## Problem
All of the listing below must be repeated word for word. Pictures are the only thing to omit.

## Stored records

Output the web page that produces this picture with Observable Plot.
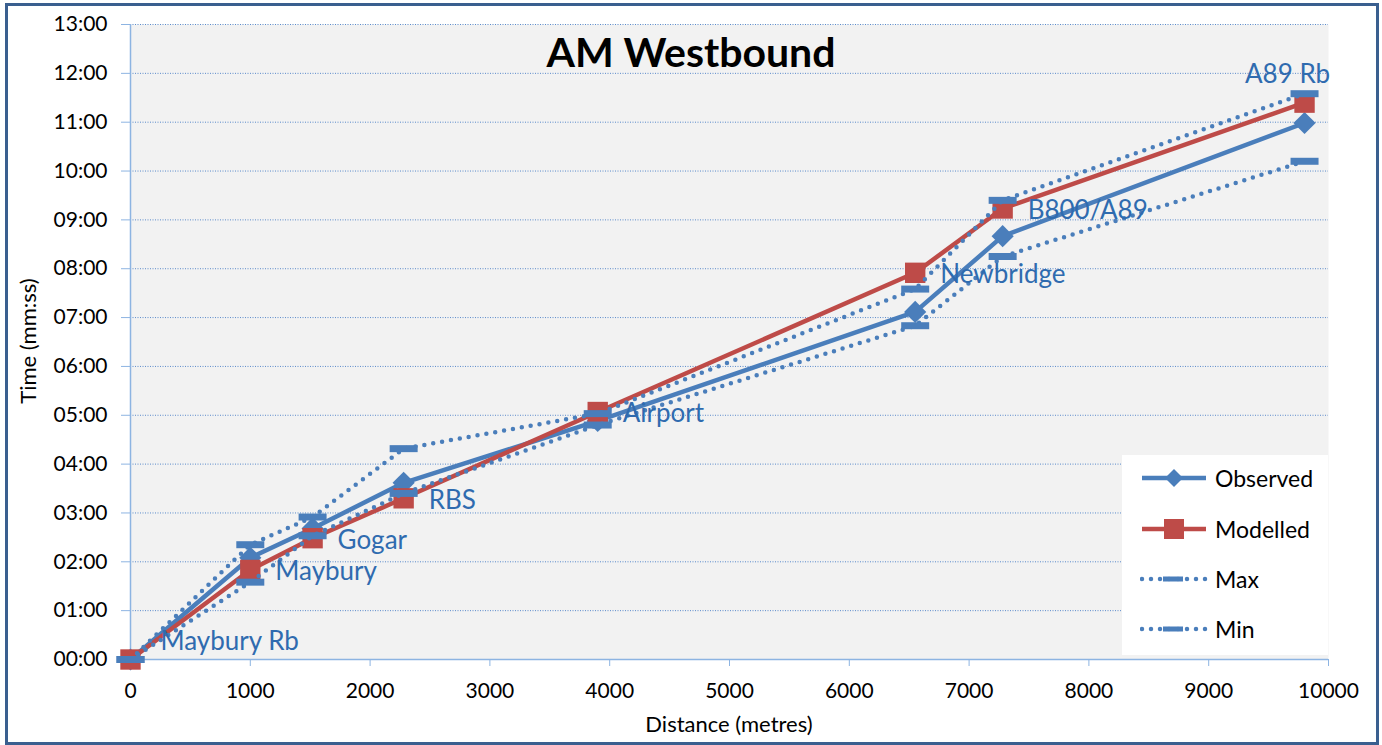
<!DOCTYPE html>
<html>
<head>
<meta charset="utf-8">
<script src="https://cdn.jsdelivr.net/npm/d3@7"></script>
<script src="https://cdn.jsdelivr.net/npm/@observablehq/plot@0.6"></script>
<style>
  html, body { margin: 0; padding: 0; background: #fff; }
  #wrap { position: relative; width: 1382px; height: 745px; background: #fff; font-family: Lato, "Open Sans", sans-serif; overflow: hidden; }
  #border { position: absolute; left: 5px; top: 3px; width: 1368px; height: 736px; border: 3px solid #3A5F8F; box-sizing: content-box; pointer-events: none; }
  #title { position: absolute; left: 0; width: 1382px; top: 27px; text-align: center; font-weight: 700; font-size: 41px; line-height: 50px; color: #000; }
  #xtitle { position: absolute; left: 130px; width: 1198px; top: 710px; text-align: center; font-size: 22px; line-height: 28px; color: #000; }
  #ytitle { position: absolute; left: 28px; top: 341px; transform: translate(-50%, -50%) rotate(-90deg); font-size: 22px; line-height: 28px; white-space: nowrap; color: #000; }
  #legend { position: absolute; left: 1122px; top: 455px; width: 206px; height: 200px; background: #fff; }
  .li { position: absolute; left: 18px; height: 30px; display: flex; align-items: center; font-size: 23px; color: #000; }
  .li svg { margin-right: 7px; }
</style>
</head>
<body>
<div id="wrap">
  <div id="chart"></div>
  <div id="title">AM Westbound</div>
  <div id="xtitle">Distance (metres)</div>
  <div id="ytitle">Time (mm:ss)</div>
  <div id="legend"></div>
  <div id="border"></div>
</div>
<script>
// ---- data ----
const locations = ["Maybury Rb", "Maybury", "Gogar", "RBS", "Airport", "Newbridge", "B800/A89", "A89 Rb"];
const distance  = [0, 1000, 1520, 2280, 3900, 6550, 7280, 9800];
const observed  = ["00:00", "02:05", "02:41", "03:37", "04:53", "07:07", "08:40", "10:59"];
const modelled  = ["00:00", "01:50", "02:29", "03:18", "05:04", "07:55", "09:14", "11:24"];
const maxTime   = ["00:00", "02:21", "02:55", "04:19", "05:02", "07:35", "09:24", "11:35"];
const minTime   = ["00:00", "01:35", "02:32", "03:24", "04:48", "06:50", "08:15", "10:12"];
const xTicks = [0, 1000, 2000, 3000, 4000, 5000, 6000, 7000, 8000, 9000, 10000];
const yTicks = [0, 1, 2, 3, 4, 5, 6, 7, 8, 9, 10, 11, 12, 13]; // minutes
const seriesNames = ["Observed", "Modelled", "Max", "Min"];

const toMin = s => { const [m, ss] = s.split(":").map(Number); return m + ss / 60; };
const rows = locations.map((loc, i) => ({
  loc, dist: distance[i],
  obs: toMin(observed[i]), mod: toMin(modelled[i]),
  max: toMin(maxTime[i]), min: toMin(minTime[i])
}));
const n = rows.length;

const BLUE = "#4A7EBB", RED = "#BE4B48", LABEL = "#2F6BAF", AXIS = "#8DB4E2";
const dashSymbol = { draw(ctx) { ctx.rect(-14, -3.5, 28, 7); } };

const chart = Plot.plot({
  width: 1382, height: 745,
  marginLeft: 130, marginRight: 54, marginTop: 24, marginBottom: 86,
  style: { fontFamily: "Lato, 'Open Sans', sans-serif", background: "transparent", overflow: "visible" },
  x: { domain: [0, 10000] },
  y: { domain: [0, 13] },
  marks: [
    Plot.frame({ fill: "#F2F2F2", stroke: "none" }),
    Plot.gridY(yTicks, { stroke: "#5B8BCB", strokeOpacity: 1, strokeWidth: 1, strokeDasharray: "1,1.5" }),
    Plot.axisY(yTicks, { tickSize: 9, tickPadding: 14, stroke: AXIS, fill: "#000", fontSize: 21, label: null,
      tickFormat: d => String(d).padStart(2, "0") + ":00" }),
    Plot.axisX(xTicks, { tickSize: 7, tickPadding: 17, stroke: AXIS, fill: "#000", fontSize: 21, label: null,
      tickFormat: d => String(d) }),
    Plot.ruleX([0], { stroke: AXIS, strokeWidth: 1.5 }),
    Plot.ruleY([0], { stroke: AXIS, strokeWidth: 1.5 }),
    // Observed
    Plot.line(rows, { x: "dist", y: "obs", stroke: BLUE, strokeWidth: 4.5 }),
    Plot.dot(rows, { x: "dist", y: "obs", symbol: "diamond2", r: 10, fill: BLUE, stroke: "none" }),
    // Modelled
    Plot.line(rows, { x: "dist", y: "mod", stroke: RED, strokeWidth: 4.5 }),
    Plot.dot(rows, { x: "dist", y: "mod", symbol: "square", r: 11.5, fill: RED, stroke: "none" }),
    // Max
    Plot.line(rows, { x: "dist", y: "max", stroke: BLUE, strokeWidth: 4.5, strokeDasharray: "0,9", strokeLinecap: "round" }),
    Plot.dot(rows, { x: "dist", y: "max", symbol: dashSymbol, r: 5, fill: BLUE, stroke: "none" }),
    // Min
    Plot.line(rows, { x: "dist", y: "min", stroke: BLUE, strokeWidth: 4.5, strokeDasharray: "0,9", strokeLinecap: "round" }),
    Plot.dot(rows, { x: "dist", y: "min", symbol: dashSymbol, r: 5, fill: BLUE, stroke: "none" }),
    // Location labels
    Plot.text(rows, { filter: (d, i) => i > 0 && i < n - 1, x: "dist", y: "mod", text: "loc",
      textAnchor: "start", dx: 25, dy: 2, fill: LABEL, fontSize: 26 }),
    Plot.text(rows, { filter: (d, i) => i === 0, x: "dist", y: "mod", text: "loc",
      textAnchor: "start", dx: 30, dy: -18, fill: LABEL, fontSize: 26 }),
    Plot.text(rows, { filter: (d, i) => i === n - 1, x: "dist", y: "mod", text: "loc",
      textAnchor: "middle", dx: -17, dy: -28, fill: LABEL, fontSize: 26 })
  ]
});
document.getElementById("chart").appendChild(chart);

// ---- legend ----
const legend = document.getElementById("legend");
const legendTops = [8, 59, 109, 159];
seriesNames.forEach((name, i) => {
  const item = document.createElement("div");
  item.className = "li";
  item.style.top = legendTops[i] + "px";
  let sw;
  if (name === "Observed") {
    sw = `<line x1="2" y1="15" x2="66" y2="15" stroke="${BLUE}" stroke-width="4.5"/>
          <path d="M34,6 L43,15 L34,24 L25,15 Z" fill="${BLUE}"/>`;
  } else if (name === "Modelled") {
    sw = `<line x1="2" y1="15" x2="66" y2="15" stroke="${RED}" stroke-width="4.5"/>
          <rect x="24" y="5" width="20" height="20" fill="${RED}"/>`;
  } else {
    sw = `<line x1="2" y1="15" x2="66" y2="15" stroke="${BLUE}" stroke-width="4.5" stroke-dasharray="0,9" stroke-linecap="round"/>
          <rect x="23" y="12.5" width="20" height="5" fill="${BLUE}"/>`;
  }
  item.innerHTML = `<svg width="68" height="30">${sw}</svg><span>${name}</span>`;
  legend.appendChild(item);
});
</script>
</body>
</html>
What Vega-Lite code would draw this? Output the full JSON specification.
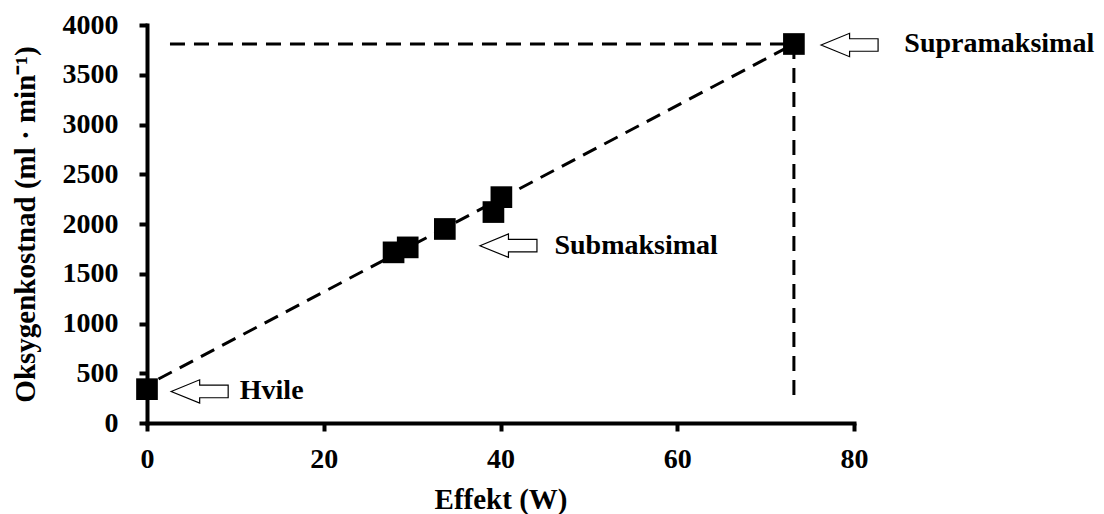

## Answer for the task
Output the web page that produces this picture with Observable Plot.
<!DOCTYPE html>
<html>
<head>
<meta charset="utf-8">
<script src="https://cdn.jsdelivr.net/npm/d3@7"></script>
<script src="https://cdn.jsdelivr.net/npm/@observablehq/plot@0.6"></script>
<style>
  html, body { margin: 0; padding: 0; background: #fff; }
  #wrap { position: relative; width: 1382px; height: 745px; background: #fff; font-family: Lato, "Open Sans", sans-serif; overflow: hidden; }
  #border { position: absolute; left: 5px; top: 3px; width: 1368px; height: 736px; border: 3px solid #3A5F8F; box-sizing: content-box; pointer-events: none; }
  #title { position: absolute; left: 0; width: 1382px; top: 27px; text-align: center; font-weight: 700; font-size: 41px; line-height: 50px; color: #000; }
  #xtitle { position: absolute; left: 130px; width: 1198px; top: 710px; text-align: center; font-size: 22px; line-height: 28px; color: #000; }
  #ytitle { position: absolute; left: 28px; top: 341px; transform: translate(-50%, -50%) rotate(-90deg); font-size: 22px; line-height: 28px; white-space: nowrap; color: #000; }
  #legend { position: absolute; left: 1122px; top: 455px; width: 206px; height: 200px; background: #fff; }
  .li { position: absolute; left: 18px; height: 30px; display: flex; align-items: center; font-size: 23px; color: #000; }
  .li svg { margin-right: 7px; }
</style>
</head>
<body>
<div id="wrap">
  <div id="chart"></div>
  <div id="title">AM Westbound</div>
  <div id="xtitle">Distance (metres)</div>
  <div id="ytitle">Time (mm:ss)</div>
  <div id="legend"></div>
  <div id="border"></div>
</div>
<script>
// ---- data ----
const locations = ["Maybury Rb", "Maybury", "Gogar", "RBS", "Airport", "Newbridge", "B800/A89", "A89 Rb"];
const distance  = [0, 1000, 1520, 2280, 3900, 6550, 7280, 9800];
const observed  = ["00:00", "02:05", "02:41", "03:37", "04:53", "07:07", "08:40", "10:59"];
const modelled  = ["00:00", "01:50", "02:29", "03:18", "05:04", "07:55", "09:14", "11:24"];
const maxTime   = ["00:00", "02:21", "02:55", "04:19", "05:02", "07:35", "09:24", "11:35"];
const minTime   = ["00:00", "01:35", "02:32", "03:24", "04:48", "06:50", "08:15", "10:12"];
const xTicks = [0, 1000, 2000, 3000, 4000, 5000, 6000, 7000, 8000, 9000, 10000];
const yTicks = [0, 1, 2, 3, 4, 5, 6, 7, 8, 9, 10, 11, 12, 13]; // minutes
const seriesNames = ["Observed", "Modelled", "Max", "Min"];

const toMin = s => { const [m, ss] = s.split(":").map(Number); return m + ss / 60; };
const rows = locations.map((loc, i) => ({
  loc, dist: distance[i],
  obs: toMin(observed[i]), mod: toMin(modelled[i]),
  max: toMin(maxTime[i]), min: toMin(minTime[i])
}));
const n = rows.length;

const BLUE = "#4A7EBB", RED = "#BE4B48", LABEL = "#2F6BAF", AXIS = "#8DB4E2";
const dashSymbol = { draw(ctx) { ctx.rect(-14, -3.5, 28, 7); } };

const chart = Plot.plot({
  width: 1382, height: 745,
  marginLeft: 130, marginRight: 54, marginTop: 24, marginBottom: 86,
  style: { fontFamily: "Lato, 'Open Sans', sans-serif", background: "transparent", overflow: "visible" },
  x: { domain: [0, 10000] },
  y: { domain: [0, 13] },
  marks: [
    Plot.frame({ fill: "#F2F2F2", stroke: "none" }),
    Plot.gridY(yTicks, { stroke: "#5B8BCB", strokeOpacity: 1, strokeWidth: 1, strokeDasharray: "1,1.5" }),
    Plot.axisY(yTicks, { tickSize: 9, tickPadding: 14, stroke: AXIS, fill: "#000", fontSize: 21, label: null,
      tickFormat: d => String(d).padStart(2, "0") + ":00" }),
    Plot.axisX(xTicks, { tickSize: 7, tickPadding: 17, stroke: AXIS, fill: "#000", fontSize: 21, label: null,
      tickFormat: d => String(d) }),
    Plot.ruleX([0], { stroke: AXIS, strokeWidth: 1.5 }),
    Plot.ruleY([0], { stroke: AXIS, strokeWidth: 1.5 }),
    // Observed
    Plot.line(rows, { x: "dist", y: "obs", stroke: BLUE, strokeWidth: 4.5 }),
    Plot.dot(rows, { x: "dist", y: "obs", symbol: "diamond2", r: 10, fill: BLUE, stroke: "none" }),
    // Modelled
    Plot.line(rows, { x: "dist", y: "mod", stroke: RED, strokeWidth: 4.5 }),
    Plot.dot(rows, { x: "dist", y: "mod", symbol: "square", r: 11.5, fill: RED, stroke: "none" }),
    // Max
    Plot.line(rows, { x: "dist", y: "max", stroke: BLUE, strokeWidth: 4.5, strokeDasharray: "0,9", strokeLinecap: "round" }),
    Plot.dot(rows, { x: "dist", y: "max", symbol: dashSymbol, r: 5, fill: BLUE, stroke: "none" }),
    // Min
    Plot.line(rows, { x: "dist", y: "min", stroke: BLUE, strokeWidth: 4.5, strokeDasharray: "0,9", strokeLinecap: "round" }),
    Plot.dot(rows, { x: "dist", y: "min", symbol: dashSymbol, r: 5, fill: BLUE, stroke: "none" }),
    // Location labels
    Plot.text(rows, { filter: (d, i) => i > 0 && i < n - 1, x: "dist", y: "mod", text: "loc",
      textAnchor: "start", dx: 25, dy: 2, fill: LABEL, fontSize: 26 }),
    Plot.text(rows, { filter: (d, i) => i === 0, x: "dist", y: "mod", text: "loc",
      textAnchor: "start", dx: 30, dy: -18, fill: LABEL, fontSize: 26 }),
    Plot.text(rows, { filter: (d, i) => i === n - 1, x: "dist", y: "mod", text: "loc",
      textAnchor: "middle", dx: -17, dy: -28, fill: LABEL, fontSize: 26 })
  ]
});
document.getElementById("chart").appendChild(chart);

// ---- legend ----
const legend = document.getElementById("legend");
const legendTops = [8, 59, 109, 159];
seriesNames.forEach((name, i) => {
  const item = document.createElement("div");
  item.className = "li";
  item.style.top = legendTops[i] + "px";
  let sw;
  if (name === "Observed") {
    sw = `<line x1="2" y1="15" x2="66" y2="15" stroke="${BLUE}" stroke-width="4.5"/>
          <path d="M34,6 L43,15 L34,24 L25,15 Z" fill="${BLUE}"/>`;
  } else if (name === "Modelled") {
    sw = `<line x1="2" y1="15" x2="66" y2="15" stroke="${RED}" stroke-width="4.5"/>
          <rect x="24" y="5" width="20" height="20" fill="${RED}"/>`;
  } else {
    sw = `<line x1="2" y1="15" x2="66" y2="15" stroke="${BLUE}" stroke-width="4.5" stroke-dasharray="0,9" stroke-linecap="round"/>
          <rect x="23" y="12.5" width="20" height="5" fill="${BLUE}"/>`;
  }
  item.innerHTML = `<svg width="68" height="30">${sw}</svg><span>${name}</span>`;
  legend.appendChild(item);
});
</script>
</body>
</html>
What Vega-Lite code would draw this? Output the full JSON specification.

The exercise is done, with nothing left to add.